Common use of PROHIBITED ACTIONS AND ACTIONS REQUIRING LIMITED PARTNER APPROVAL Clause in Contracts

PROHIBITED ACTIONS AND ACTIONS REQUIRING LIMITED PARTNER APPROVAL. Notwithstanding any other provisions of this Agreement to the contrary the General Partner shall not take any of the following actions without the prior consent of all of the Partners: 8.3.1. Change the nature of the Partnership business or the purpose of the Partnership set forth in Section 2.7; 8.3.2. Amend the provisions contained in Articles 5 or 6; 8.3.3. Amend the provisions of this Section 8.3 or the definitions of the defined terms used herein; 8.3.4. Terminate or dissolve the Partnership (except for terminations or dissolutions by reason of the circumstances described in Article 12) or file a petition with a bankruptcy court pursuant to the Federal Bankruptcy Code (except for filings described in Article 12); 8.3.5. Take any action or cause the Partnership to take action that could cause the Partnership not to be recognized as a partnership for federal income tax purposes; or 8.3.6. Admit to the Partnership any additional or successor Partners or recognize the validity of any attempted transfer of an interest in the Partnership except in accordance with the provisions of Article 10. The foregoing rights granted to each Partner in this Section 8.3 shall include only the right to grant or withhold consent to any of the foregoing actions that are initiated or proposed by the General Partner and each Partner shall have no right to require the General Partner to take any such action.

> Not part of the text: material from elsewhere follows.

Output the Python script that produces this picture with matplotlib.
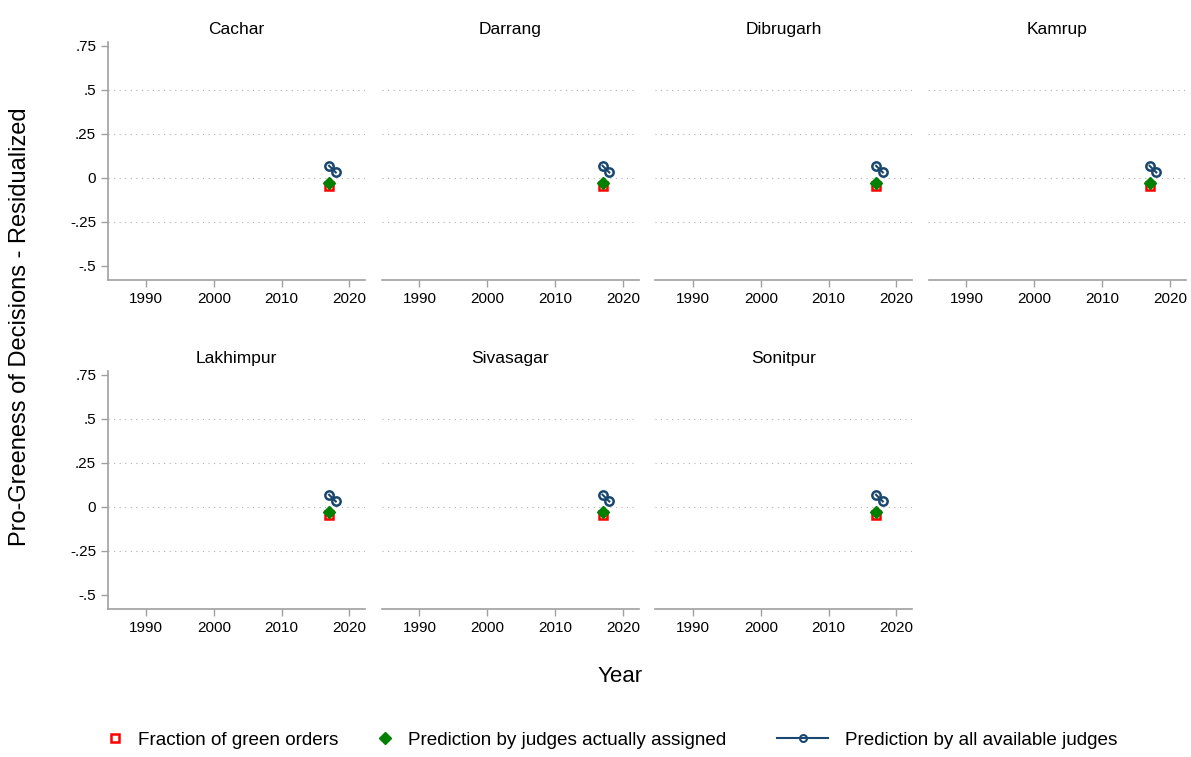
import matplotlib
matplotlib.use("Agg")
from matplotlib import pyplot as plt
from matplotlib.lines import Line2D

plt.rcParams["font.family"] = ["Liberation Sans", "DejaVu Sans"]

# district panels
districts = ["Cachar", "Darrang", "Dibrugarh", "Kamrup", "Lakhimpur", "Sivasagar", "Sonitpur"]

# same values in every panel
frac_years = [2017]
frac_green = [-0.048]
assigned_years = [2017]
assigned_pred = [-0.028]
all_years = [2017, 2018]
all_pred = [0.068, 0.030]

yticks = [0.75, 0.5, 0.25, 0, -0.25, -0.5]
ytick_labels = [".75", ".5", ".25", "0", "-.25", "-.5"]
grid_vals = [0.5, 0.25, 0, -0.25]
xticks = [1990, 2000, 2010, 2020]

navy = "#1a476f"
red = "#ff0000"
green = "#008000"
axis_gray = "#a0a0a0"

fig = plt.figure(figsize=(11.91, 7.57), dpi=100)

left0 = 108 / 1191
col_step = 273.5 / 1191
width = 257 / 1191
row_tops = [42, 371]
height = 238 / 757

for i, name in enumerate(districts):
    r, c = divmod(i, 4)
    bottom = 1 - (row_tops[r] + 238) / 757
    ax = fig.add_axes([left0 + c * col_step, bottom, width, height])
    for g in grid_vals:
        ax.axhline(g, color="#b0b0b0", lw=0.8, ls=(0, (1, 4)), zorder=0)
    ax.plot(all_years, all_pred, color=navy, lw=1.5, marker="o", ms=6,
            mfc="none", mec=navy, mew=1.8, zorder=3)
    ax.plot(frac_years, frac_green, ls="none", marker="s", ms=6,
            mfc="none", mec=red, mew=1.8, zorder=2)
    ax.plot(assigned_years, assigned_pred, ls="none", marker="D", ms=6,
            color=green, zorder=2)
    ax.set_xlim(1984.4, 2022.3)
    ax.set_ylim(-0.58, 0.77)
    ax.set_xticks(xticks)
    ax.set_yticks(yticks)
    ax.spines["top"].set_visible(False)
    ax.spines["right"].set_visible(False)
    for s in ["left", "bottom"]:
        ax.spines[s].set_color(axis_gray)
        ax.spines[s].set_linewidth(1.2)
    ax.tick_params(axis="both", colors=axis_gray, labelcolor="black",
                   labelsize=11, length=5, width=1)
    if c == 0:
        ax.set_yticklabels(ytick_labels)
    else:
        ax.set_yticklabels([])
        ax.tick_params(axis="y", length=0)
        ax.spines["left"].set_visible(False)
    ax.set_title(name, fontsize=12.5, pad=6)

fig.text(20 / 1191, 1 - 327 / 757, "Pro-Greeness of Decisions - Residualized",
         rotation=90, ha="center", va="center", fontsize=17)
fig.text(620 / 1191, 1 - 677 / 757, "Year", ha="center", va="center", fontsize=16)

# legend: three separate entries so each can sit where the reference has it
entries = [
    (Line2D([], [], ls="none", marker="s", ms=6, mfc="none", mec=red, mew=1.8),
     "Fraction of green orders", 106, 1.0, 0.7),
    (Line2D([], [], ls="none", marker="D", ms=6, color=green),
     "Prediction by judges actually assigned", 376, 1.0, 0.7),
    (Line2D([], [], color=navy, lw=1.5, marker="o", ms=5, mfc="none", mec=navy, mew=1.5),
     "Prediction by all available judges", 777, 2.7, 0.9),
]
for h, lab, x0, hl, pad in entries:
    fig.legend([h], [lab], loc="center left", bbox_to_anchor=(x0 / 1191, 1 - 740 / 757),
               frameon=False, fontsize=13.6, handlelength=hl, handletextpad=pad,
               borderpad=0, borderaxespad=0)

fig.savefig("out.png", dpi=100)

If any consent of any Partner with respect to any course of action to be taken or not taken by the Partnership is requested, such consent shall not be unreasonably denied or withheld; and if such Partner shall not respond within fifteen (15) days after receipt of such request, such Partner shall be deemed to have given its consent pursuant to such request, and the other Partners (i) shall be entitled to take or refrain from taking any action in reliance thereon, and (ii) shall have no liability to such Partner as a result of such action or inaction.

Appears in 4 contracts

Samples: Limited Partnership Agreement (Eme Homer City Generation Lp), Limited Partnership Agreement (Eme Homer City Generation Lp), Limited Partnership Agreement (Eme Homer City Generation Lp)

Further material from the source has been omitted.